Soon, perhaps in a few months or maybe next year or the year after, the weight of the Islamic mob will cause the wall to crumble and collapse. What will happen then?
Bible prophecy tells us that just as a full-scale incursion and takeover of Israel by radical Islam is occurring, Israel will make a phone call. Not to the White House, or to the United Nations. Rather, prophecy reveals that Israel’s leaders, barricaded behind a crumbling wall, will turn to Europe. At the last minute, a German-led European army will swoop in to rescue the Jewish state and obliterate the forces of radical Islam. However, prophecy is clear that this invading army will prove to be a counterfeit peacemaker, and will turn against the Jews in a shockingly cruel double cross.
Maybe that sounds fanciful. But think for a moment—to many, so did our forecasts nearly 20 years ago that Egypt would fall to radical Islam and align with Iran; that Turkey would eventually turn on Israel; and that Iran would emerge as the king of Islamic terrorism. Today, each one of these Bible-based forecasts is reality.

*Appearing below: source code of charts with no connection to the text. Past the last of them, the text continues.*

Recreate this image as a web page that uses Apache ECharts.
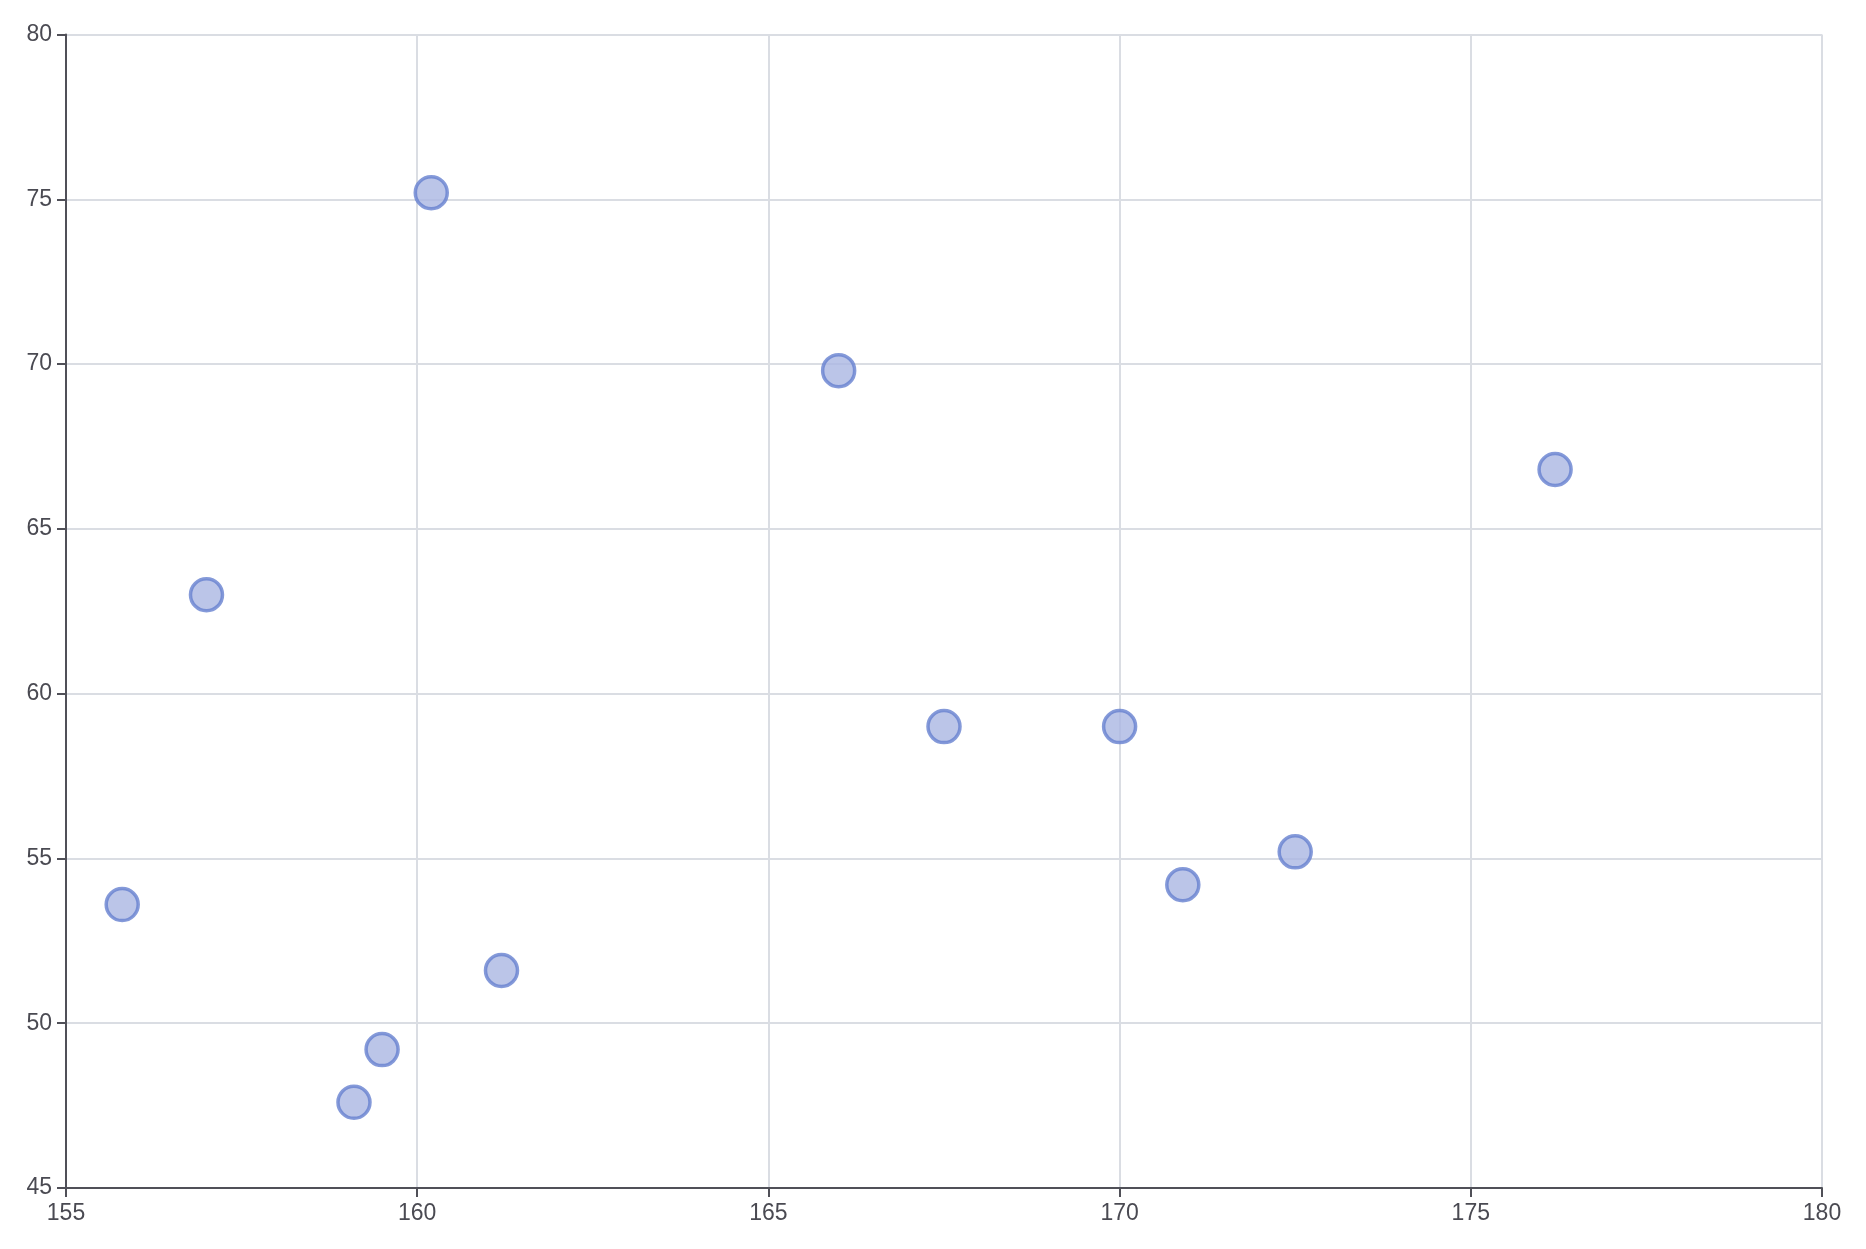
<!DOCTYPE html>
<html>
<head>
<meta charset="utf-8">
<script src="https://cdn.jsdelivr.net/npm/echarts@6/dist/echarts.min.js"></script>
<style>html,body{margin:0;padding:0;background:#fff}#c{width:1866px;height:1249px}</style>
</head>
<body>
<div id="c"></div>
<script>
const xValues = [155.8, 157.0, 159.1, 159.5, 160.2, 161.2, 166.0, 167.5, 170.0, 170.9, 172.5, 176.2];
const yValues = [53.6, 63.0, 47.6, 49.2, 75.2, 51.6, 69.8, 59.0, 59.0, 54.2, 55.2, 66.8];
const xTicks = [155, 160, 165, 170, 175, 180];
const yTicks = [45, 50, 55, 60, 65, 70, 75, 80];

const points = xValues.map((x, i) => [x, yValues[i]]);
const chart = echarts.init(document.getElementById('c'), null, {renderer: 'canvas'});
const axisCommon = {
  type: 'value',
  interval: 5,
  axisLine: {show: true, onZero: false, lineStyle: {color: '#505058', width: 2}},
  axisTick: {show: true, length: 9, lineStyle: {color: '#505058', width: 2}},
  axisLabel: {color: '#4a4a52', fontSize: 23, margin: 14, fontFamily: 'Helvetica, Arial, sans-serif'},
  splitLine: {show: true, lineStyle: {color: '#dadde3', width: 2}}
};
chart.setOption({
  animation: false,
  grid: {left: 66, right: 44, top: 34.5, bottom: 61, containLabel: false},
  xAxis: Object.assign({}, axisCommon, {min: xTicks[0], max: xTicks[xTicks.length - 1]}),
  yAxis: Object.assign({}, axisCommon, {min: yTicks[0], max: yTicks[yTicks.length - 1]}),
  series: [{
    type: 'scatter',
    data: points,
    symbolSize: 32,
    itemStyle: {color: '#aab7e2', borderColor: '#6681d0', borderWidth: 3.5}
  }]
});
</script>
</body>
</html>
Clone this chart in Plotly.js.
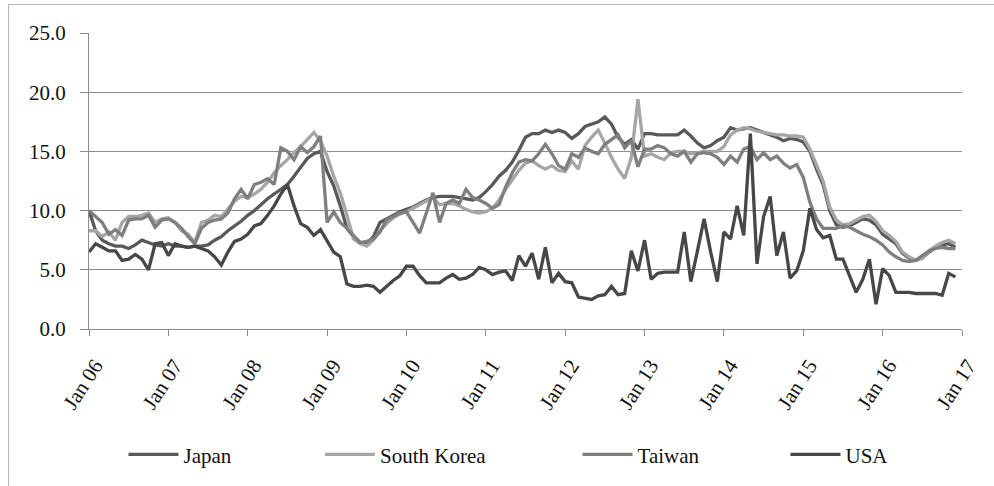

It’s true that the loss of Egypt and Turkey as regional allies is a disaster for Israel. But the real catastrophe is that the actions of Cairo and Ankara have not simply weakened Israel, they have empowered Israel’s enemy
The stage is set for Israel to be besieged. It is practically friendless in the world and former allies are now enemies—the situation is ripe for Israel to turn to Europe for help!
Although we can see it coming, this too will be breathtaking to watch.